■ DIRECTIVE
Without the pictures, please reproduce only the lines from the one with "Output the Python" through the one with "ax2 = fig.add_axes([0.5608, 0.2094, 0.4368, 0.7282])", both included.

▼▼▼

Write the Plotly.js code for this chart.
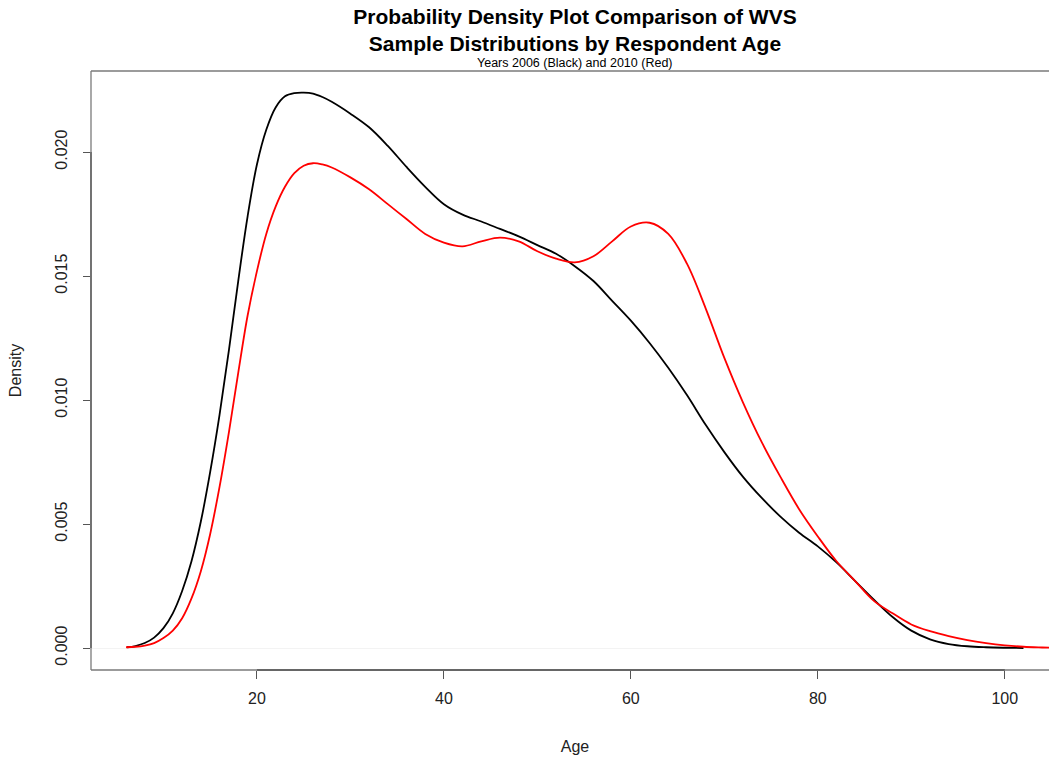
<!DOCTYPE html>
<html>
<head>
<meta charset="utf-8">
<script src="https://cdn.plot.ly/plotly-3.0.1.min.js"></script>
<style>
html, body { margin:0; padding:0; overflow:hidden; background:#fff; }
#chart { width:1080px; height:761px; }
</style>
</head>
<body>
<div id="chart"></div>
<script>
// Density of respondent age, WVS 2006 (black)
const age2006 = [6.1, 7, 8, 9, 10, 11, 12, 13, 14, 15, 16, 17, 18, 19, 20, 21, 22, 23, 24, 25, 26, 27, 28, 30, 32, 34, 36, 38, 40, 42, 44, 46, 48, 50, 52, 54, 56, 58, 60, 62, 64, 66, 68, 70, 72, 74, 76, 78, 80, 82, 84, 86, 88, 90, 92, 94, 96, 98, 100, 102];
const dens2006 = [0.00003, 0.00008, 0.0002, 0.00042, 0.0008, 0.0014, 0.0023, 0.0035, 0.0051, 0.0071, 0.0094, 0.0120, 0.0148, 0.0174, 0.0195, 0.0209, 0.0218, 0.02225, 0.02238, 0.0224, 0.02236, 0.02222, 0.02203, 0.02155, 0.0210, 0.02025, 0.0194, 0.0186, 0.0179, 0.01748, 0.0172, 0.0169, 0.0166, 0.01625, 0.0159, 0.0154, 0.0148, 0.0140, 0.0132, 0.0123, 0.0113, 0.0102, 0.0090, 0.0079, 0.0069, 0.00605, 0.0053, 0.00465, 0.0041, 0.00345, 0.0027, 0.00195, 0.00125, 0.0007, 0.00035, 0.00016, 0.00007, 0.00003, 0.00001, 0.0];

// Density of respondent age, WVS 2010 (red)
const age2010 = [6.0, 7, 8, 9, 10, 11, 12, 13, 14, 15, 16, 17, 18, 19, 20, 21, 22, 23, 24, 25, 26, 27, 28, 30, 32, 34, 36, 38, 40, 42, 44, 46, 48, 50, 52, 54, 56, 58, 60, 62, 64, 66, 68, 70, 72, 74, 76, 78, 80, 82, 84, 86, 88, 90, 92, 94, 96, 98, 100, 102, 104, 106];
const dens2010 = [0.00003, 0.00005, 0.0001, 0.0002, 0.0004, 0.0007, 0.0012, 0.0020, 0.0031, 0.0046, 0.0065, 0.0087, 0.0111, 0.0134, 0.0152, 0.0167, 0.0178, 0.0186, 0.01915, 0.01945, 0.01955, 0.0195, 0.01938, 0.01898, 0.0185, 0.0179, 0.0173, 0.0167, 0.01635, 0.0162, 0.0164, 0.01655, 0.0164, 0.0160, 0.0157, 0.01555, 0.0158, 0.0164, 0.0170, 0.01715, 0.0167, 0.0155, 0.0137, 0.0117, 0.0099, 0.0083, 0.0069, 0.0056, 0.0045, 0.0035, 0.0027, 0.0019, 0.0014, 0.00095, 0.00068, 0.00048, 0.00032, 0.0002, 0.00011, 0.00005, 0.00002, 0.0];

const xTicks = [20, 40, 60, 80, 100];
const yTicks = [0, 0.005, 0.010, 0.015, 0.020];
const yTickText = ['0.000', '0.005', '0.010', '0.015', '0.020'];

const FONT = 'Liberation Sans, Arial, Helvetica, sans-serif';

const traces = [
  { x: age2006, y: dens2006, type: 'scatter', mode: 'lines',
    line: { color: '#000000', width: 1.8, shape: 'spline', smoothing: 1 }, hoverinfo: 'skip', name: '2006' },
  { x: age2010, y: dens2010, type: 'scatter', mode: 'lines',
    line: { color: '#ff0000', width: 1.8, shape: 'spline', smoothing: 1 }, hoverinfo: 'skip', name: '2010' }
];

const boxColor = '#7a7a7a';
const axisColor = '#555555';

const layout = {
  width: 1080, height: 761,
  margin: { l: 91, r: 21, t: 71, b: 91 },
  paper_bgcolor: '#ffffff', plot_bgcolor: '#ffffff',
  showlegend: false,
  font: { family: FONT, color: '#000' },
  title: {
    text: 'Probability Density Plot Comparison of WVS<br>Sample Distributions by Respondent Age',
    font: { family: FONT, size: 21, color: '#000', weight: 'bold' },
    x: 0.5, xref: 'paper', xanchor: 'center',
    y: 1 - 24 / 761, yref: 'container', yanchor: 'middle'
  },
  annotations: [{
    text: 'Years 2006 (Black) and 2010 (Red)', showarrow: false,
    xref: 'paper', x: 0.5, xanchor: 'center',
    yref: 'paper', y: 1, yanchor: 'middle', yshift: 8,
    font: { family: FONT, size: 12.5, color: '#000' }
  }],
  xaxis: {
    range: [2.25, 105.8], autorange: false,
    tickmode: 'array', tickvals: xTicks, ticktext: xTicks.map(String),
    ticks: 'outside', ticklen: 8, tickwidth: 1, tickcolor: axisColor,
    ticklabelstandoff: 6,
    tickfont: { family: FONT, size: 16, color: '#222' },
    showgrid: false, zeroline: false, showline: false,
    title: { text: 'Age', font: { family: FONT, size: 16, color: '#222' }, standoff: 34 }
  },
  yaxis: {
    range: [-0.000887, 0.02327], autorange: false,
    tickmode: 'array', tickvals: yTicks, ticktext: yTickText, tickangle: -90,
    ticks: 'outside', ticklen: 7, tickwidth: 1, tickcolor: axisColor,
    ticklabelstandoff: 10,
    tickfont: { family: FONT, size: 16, color: '#222' },
    showgrid: false, zeroline: true, zerolinecolor: '#f3f3f3', zerolinewidth: 1, showline: false,
    title: { text: 'Density', font: { family: FONT, size: 16, color: '#222' }, standoff: 26 }
  },
  shapes: [
    { type: 'line', xref: 'paper', yref: 'paper', x0: 0, x1: 0, y0: 0, y1: 1, line: { color: boxColor, width: 1.3 } },
    { type: 'line', xref: 'paper', yref: 'paper', x0: 0, x1: 1, y0: 1, y1: 1, line: { color: boxColor, width: 1.3 } },
    { type: 'line', xref: 'paper', yref: 'paper', x0: 0, x1: 1, y0: 0, y1: 0, line: { color: boxColor, width: 1.3 } },
    { type: 'line', xref: 'paper', yref: 'paper', x0: 1, x1: 1, y0: 0, y1: 1, line: { color: boxColor, width: 1.3 } },
    { type: 'line', xref: 'x', yref: 'paper', x0: xTicks[0], x1: xTicks[xTicks.length - 1], y0: 0, y1: 0, line: { color: axisColor, width: 1.3 } },
    { type: 'line', xref: 'paper', yref: 'y', x0: 0, x1: 0, y0: yTicks[0], y1: yTicks[yTicks.length - 1], line: { color: axisColor, width: 1.3 } }
  ]
};

Plotly.newPlot('chart', traces, layout, { displayModeBar: false, staticPlot: true });
</script>
</body>
</html>
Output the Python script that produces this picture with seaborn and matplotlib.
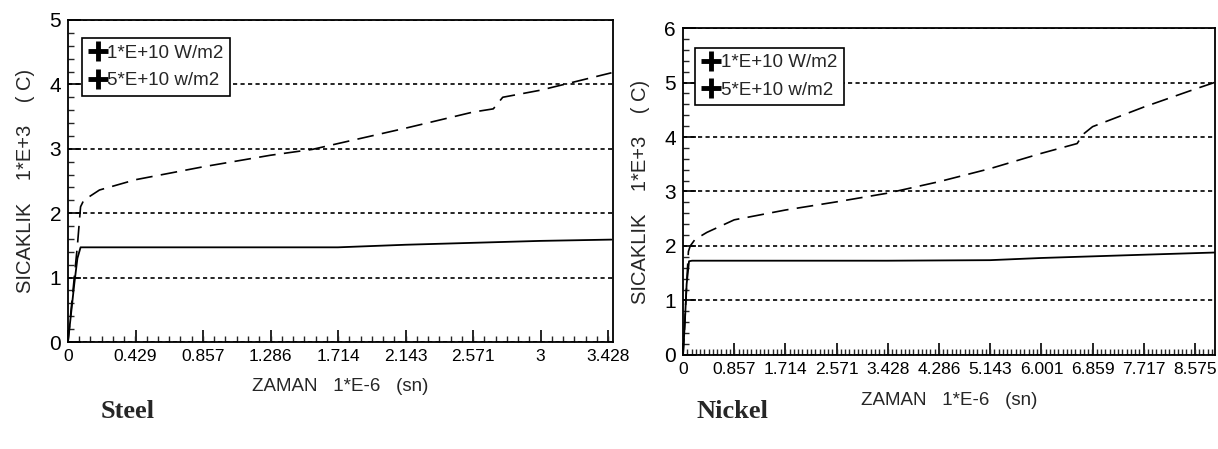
import numpy as np
import pandas as pd
import matplotlib
matplotlib.use("Agg")
import matplotlib.pyplot as plt
import seaborn as sns
from matplotlib.lines import Line2D
from matplotlib.ticker import FixedLocator, MultipleLocator

# steel, 1*E+10 W/m2 (solid)
steel_t1 = [0, 0.02, 0.04, 0.06, 0.08, 0.5, 1.0, 1.714, 2.143, 2.571, 3.0, 3.45]
steel_T1 = [0, 0.45, 0.9, 1.3, 1.47, 1.47, 1.47, 1.47, 1.51, 1.54, 1.57, 1.59]
# steel, 5*E+10 w/m2 (dashed)
steel_t2 = [0, 0.02, 0.04, 0.06, 0.07, 0.08, 0.1, 0.2, 0.429, 0.857, 1.286, 1.55,
            2.143, 2.571, 2.7, 2.76, 3.0, 3.2, 3.45]
steel_T2 = [0, 0.5, 1.0, 1.5, 1.8, 2.1, 2.2, 2.36, 2.52, 2.72, 2.9, 2.99,
            3.32, 3.57, 3.62, 3.8, 3.91, 4.03, 4.18]

# nickel, 1*E+10 W/m2 (solid)
nickel_t1 = [0, 0.03, 0.06, 0.1, 0.15, 1.714, 3.428, 5.143, 6.0, 6.859, 7.717, 8.9]
nickel_T1 = [0, 0.6, 1.3, 1.72, 1.73, 1.73, 1.73, 1.74, 1.78, 1.81, 1.84, 1.88]
# nickel, 5*E+10 w/m2 (dashed)
nickel_t2 = [0, 0.03, 0.06, 0.09, 0.12, 0.2, 0.4, 0.857, 1.714, 2.571, 3.428, 4.286,
             5.143, 6.0, 6.6, 6.7, 6.859, 7.717, 8.575, 8.9]
nickel_T2 = [0, 0.6, 1.3, 1.9, 2.0, 2.12, 2.25, 2.48, 2.66, 2.81, 2.97, 3.18,
             3.42, 3.7, 3.88, 4.05, 4.19, 4.55, 4.88, 5.0]

steel_ticks = [0, 0.429, 0.857, 1.286, 1.714, 2.143, 2.571, 3, 3.428]
steel_labels = ["0", "0.429", "0.857", "1.286", "1.714", "2.143", "2.571", "3", "3.428"]
nickel_ticks = [0, 0.857, 1.714, 2.571, 3.428, 4.286, 5.143, 6.001, 6.859, 7.717, 8.575]
nickel_labels = ["0", "0.857", "1.714", "2.571", "3.428", "4.286", "5.143", "6.001",
                 "6.859", "7.717", "8.575"]
legend_labels = ["1*E+10 W/m2", "5*E+10 w/m2"]

sns.set_style("ticks")
plt.rcParams['font.family'] = ['Liberation Sans', 'DejaVu Sans']

fig = plt.figure(figsize=(12.18, 4.49), dpi=100)
ax1 = fig.add_axes([0.0558, 0.2383, 0.4475, 0.7172])
ax2 = fig.add_axes([0.5608, 0.2094, 0.4368, 0.7282])


def draw(ax, t1, T1, t2, T2, ticks, labels, xmax, ymax, leg_xy, xpad):
    d1 = pd.DataFrame({"t": t1, "T": T1})
    d2 = pd.DataFrame({"t": t2, "T": T2})
    sns.lineplot(data=d1, x="t", y="T", ax=ax, color="black", linewidth=1.3)
    sns.lineplot(data=d2, x="t", y="T", ax=ax, color="black", linewidth=1.2,
                 dashes=False, linestyle=(0, (10, 5)))
    ax.set_xlim(0, xmax)
    ax.set_ylim(0, ymax)
    ax.xaxis.set_major_locator(FixedLocator(ticks))
    ax.set_xticklabels(labels)
    ax.xaxis.set_minor_locator(MultipleLocator(1 / 14))
    ax.yaxis.set_major_locator(MultipleLocator(1))
    ax.yaxis.set_minor_locator(MultipleLocator(0.2))
    ax.tick_params(which="major", direction="in", length=9, width=1.2, colors="black", pad=5)
    ax.tick_params(axis="x", labelsize=12.5)
    ax.tick_params(axis="y", labelsize=15)
    ax.tick_params(which="minor", direction="in", length=4, width=1)
    ax.yaxis.grid(True, which="major", color="black", linestyle=(0, (2.5, 2)), linewidth=1.2)
    for s in ax.spines.values():
        s.set_linewidth(1.3)
        s.set_color("black")
    ax.set_xlabel("ZAMAN   1*E-6   (sn)", fontsize=13.5, labelpad=xpad)
    ax.set_ylabel("SICAKLIK    1*E+3    ( C)", fontsize=14.5, labelpad=10)
    handles = [Line2D([], [], color="black", marker="+", markersize=15, markeredgewidth=3.5,
                      linestyle="none") for _ in legend_labels]
    leg = ax.legend(handles, legend_labels, loc="upper left", fontsize=13.5, frameon=True,
                    fancybox=False, framealpha=1, edgecolor="black", handletextpad=0.0,
                    handlelength=1.0, borderpad=0.35, labelspacing=0.55,
                    bbox_to_anchor=leg_xy, borderaxespad=0)
    leg.get_frame().set_linewidth(1.2)


draw(ax1, steel_t1, steel_T1, steel_t2, steel_T2, steel_ticks, steel_labels, 3.46, 5,
     (0.026, 0.944), 10)
draw(ax2, nickel_t1, nickel_T1, nickel_t2, nickel_T2, nickel_ticks, nickel_labels, 8.91, 6,
     (0.023, 0.94), 11)

fig.text(0.083, 0.068, "Steel", fontsize=19, fontweight="bold", family="Liberation Serif")
fig.text(0.572, 0.068, "Nickel", fontsize=19, fontweight="bold", family="Liberation Serif")

fig.savefig("out.png", dpi=100)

▲▲▲

■ CORRECT ANSWER
Output the Python script that produces this picture with seaborn and matplotlib.
import numpy as np
import pandas as pd
import matplotlib
matplotlib.use("Agg")
import matplotlib.pyplot as plt
import seaborn as sns
from matplotlib.lines import Line2D
from matplotlib.ticker import FixedLocator, MultipleLocator

# steel, 1*E+10 W/m2 (solid)
steel_t1 = [0, 0.02, 0.04, 0.06, 0.08, 0.5, 1.0, 1.714, 2.143, 2.571, 3.0, 3.45]
steel_T1 = [0, 0.45, 0.9, 1.3, 1.47, 1.47, 1.47, 1.47, 1.51, 1.54, 1.57, 1.59]
# steel, 5*E+10 w/m2 (dashed)
steel_t2 = [0, 0.02, 0.04, 0.06, 0.07, 0.08, 0.1, 0.2, 0.429, 0.857, 1.286, 1.55,
            2.143, 2.571, 2.7, 2.76, 3.0, 3.2, 3.45]
steel_T2 = [0, 0.5, 1.0, 1.5, 1.8, 2.1, 2.2, 2.36, 2.52, 2.72, 2.9, 2.99,
            3.32, 3.57, 3.62, 3.8, 3.91, 4.03, 4.18]

# nickel, 1*E+10 W/m2 (solid)
nickel_t1 = [0, 0.03, 0.06, 0.1, 0.15, 1.714, 3.428, 5.143, 6.0, 6.859, 7.717, 8.9]
nickel_T1 = [0, 0.6, 1.3, 1.72, 1.73, 1.73, 1.73, 1.74, 1.78, 1.81, 1.84, 1.88]
# nickel, 5*E+10 w/m2 (dashed)
nickel_t2 = [0, 0.03, 0.06, 0.09, 0.12, 0.2, 0.4, 0.857, 1.714, 2.571, 3.428, 4.286,
             5.143, 6.0, 6.6, 6.7, 6.859, 7.717, 8.575, 8.9]
nickel_T2 = [0, 0.6, 1.3, 1.9, 2.0, 2.12, 2.25, 2.48, 2.66, 2.81, 2.97, 3.18,
             3.42, 3.7, 3.88, 4.05, 4.19, 4.55, 4.88, 5.0]

steel_ticks = [0, 0.429, 0.857, 1.286, 1.714, 2.143, 2.571, 3, 3.428]
steel_labels = ["0", "0.429", "0.857", "1.286", "1.714", "2.143", "2.571", "3", "3.428"]
nickel_ticks = [0, 0.857, 1.714, 2.571, 3.428, 4.286, 5.143, 6.001, 6.859, 7.717, 8.575]
nickel_labels = ["0", "0.857", "1.714", "2.571", "3.428", "4.286", "5.143", "6.001",
                 "6.859", "7.717", "8.575"]
legend_labels = ["1*E+10 W/m2", "5*E+10 w/m2"]

sns.set_style("ticks")
plt.rcParams['font.family'] = ['Liberation Sans', 'DejaVu Sans']

fig = plt.figure(figsize=(12.18, 4.49), dpi=100)
ax1 = fig.add_axes([0.0558, 0.2383, 0.4475, 0.7172])
ax2 = fig.add_axes([0.5608, 0.2094, 0.4368, 0.7282])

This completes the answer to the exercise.